Комнаты — обе большие, метров по двадцать пять, с высоченными потолками. Обстановка исключительно скромная. Только необходимое и книжные шкафы.

А разговаривали мы с П. В. чаще всего, да что там, всегда, по тогдашнему обычаю, на кухне. Таванец сам хорошо и с удовольствием заваривал чай, и это, кажется, единственное, что они дома готовили. Ели торт или печенье, которые я с собой приносил, иногда принимали по рюмочке коньяка. Тоже если я приносил.

Не знаю, как они питались, Елена Иосифовна не готовила.

Петр Васильевич журил меня за гостинцы.

— Заходите в гости, Валерий, если можете почаще, заходите, мы вам всегда рады, а подкармливать нас не надо. И бутылка коньяка у меня всегда и у самого найдется.

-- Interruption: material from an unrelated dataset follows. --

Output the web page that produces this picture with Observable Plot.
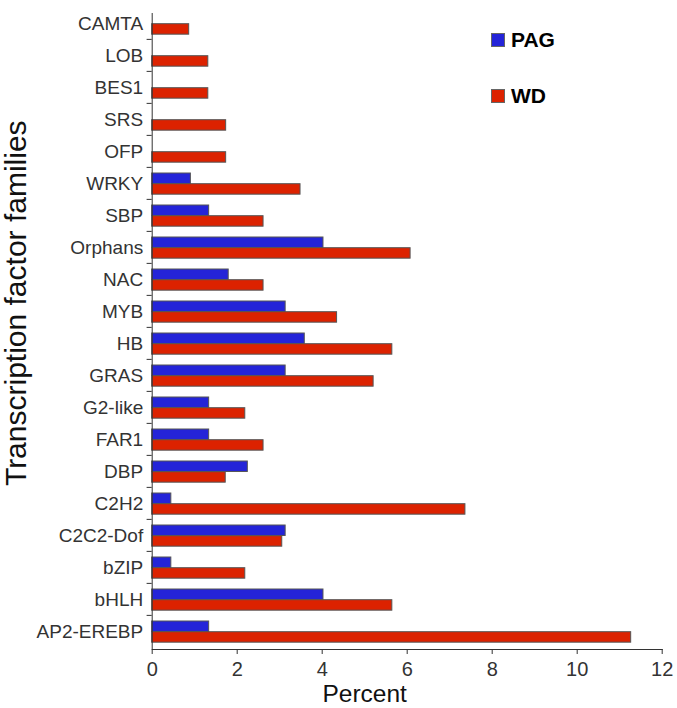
<!DOCTYPE html>
<html><head><meta charset="utf-8">
<script src="https://cdn.jsdelivr.net/npm/d3@7"></script>
<script src="https://cdn.jsdelivr.net/npm/@observablehq/plot@0.6"></script>
<style>
html,body{margin:0;padding:0;background:#fff;}
#wrap{position:relative;width:677px;height:708px;font-family:"Liberation Sans",Arial,sans-serif;}
.legend{position:absolute;left:491px;display:flex;align-items:center;font-weight:bold;font-size:21px;color:#000;line-height:1;}
.sw{width:12px;height:12px;border:1px solid #666;margin-right:6px;}
svg g[aria-label^="x-axis"] text{font-size:20px;}
svg g[aria-label^="y-axis"] text{font-size:19px;}
</style></head><body><div id="wrap"></div>
<script>
const families = ["CAMTA","LOB","BES1","SRS","OFP","WRKY","SBP","Orphans","NAC","MYB","HB","GRAS","G2-like","FAR1","DBP","C2H2","C2C2-Dof","bZIP","bHLH","AP2-EREBP"];
const pag = [0,0,0,0,0,0.91,1.34,4.03,1.80,3.14,3.59,3.14,1.34,1.34,2.25,0.45,3.14,0.45,4.03,1.34];
const wd  = [0.87,1.32,1.32,1.74,1.74,3.49,2.62,6.08,2.62,4.35,5.65,5.21,2.19,2.62,1.73,7.37,3.06,2.19,5.65,11.27];
const series = ["PAG","WD"];
const colors = ["#2424d8","#dc2200"];
const xTicks = [0,2,4,6,8,10,12];
const xLabel = "Percent";
const yLabel = "Transcription factor families";

const pagRows = families.map((f,i)=>({family:f, value:pag[i]})).filter(d=>d.value>0);
const wdRows = families.map((f,i)=>({family:f, value:wd[i]}));

const W = 677, H = 708, mTop = 4.5, mBottom = 59, mLeft = 151.7;
const band = (H - mTop - mBottom) / families.length;

const chart = Plot.plot({
  width: W, height: H,
  marginLeft: mLeft, marginRight: 15.3, marginTop: mTop, marginBottom: mBottom,
  style: {fontFamily: '"Liberation Sans", Arial, sans-serif', color: "#333", background: "#fff"},
  x: {domain: [0,12], ticks: xTicks, tickSize: 5, tickPadding: 7, label: null, line: true},
  y: {domain: families, padding: 0, tickSize: 0, tickPadding: 9, label: null},
  marks: [
    Plot.barX(pagRows, {x: "value", y: "family", fill: colors[0], stroke: "#555", strokeWidth: 1, insetTop: 6, insetBottom: band - 16.7}),
    Plot.barX(wdRows, {x: "value", y: "family", fill: colors[1], stroke: "#555", strokeWidth: 1, insetTop: 16.7, insetBottom: band - 27.4}),
    Plot.ruleX([0], {stroke: "#333", insetTop: 8.5}),
    Plot.ruleY(families.slice(1), {y: d => d, x1: -0.12, x2: 0, dy: -band/2, stroke: "#333"}),
    Plot.text([xLabel], {text: d => d, frameAnchor: "bottom", textAnchor: "middle", dy: 52, dx: -42.5, fontSize: 24.5, fill: "#111"}),
    Plot.text([yLabel], {text: d => d, frameAnchor: "left", textAnchor: "middle", rotate: -90, dx: -135.5, dy: -24, fontSize: 30, fill: "#111"})
  ]
});
const wrap = document.getElementById("wrap");
wrap.appendChild(chart);
const tops = [29, 85];
series.forEach((s,i)=>{
  const d = document.createElement("div");
  d.className = "legend";
  d.style.top = tops[i] + "px";
  d.innerHTML = `<span class="sw" style="background:${colors[i]}"></span><span>${s}</span>`;
  wrap.appendChild(d);
});
</script></body></html>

Приехав, я звонил к ним и просился в гости.

— Конечно, конечно, заходите, Валерий. Вы прямо сейчас?

И мы договаривались о встрече. Таванец сам открывал дверь и как бы загораживал собой вход. А за его спиной тут же возникала Елена Иосифовна, почти всегда с сигаретой, она курила много чаще.

— Валерий, мы с Еленой Иосифовной так рады, так рады, что вы пришли. К нам же теперь никто не ходит.

И мы усаживались за крохотный столик в кухне пить чай и разговаривать.

Я никогда не встречал и никогда уже не встречу людей с такой энциклопедической, могучей эрудицией в области искусства. Особенно в сфере живописи. И в области кино. И более всего в поэзии.

Таванец был членом Союза писателей, членом Союза журналистов и членом еще каких-то творческих союзов.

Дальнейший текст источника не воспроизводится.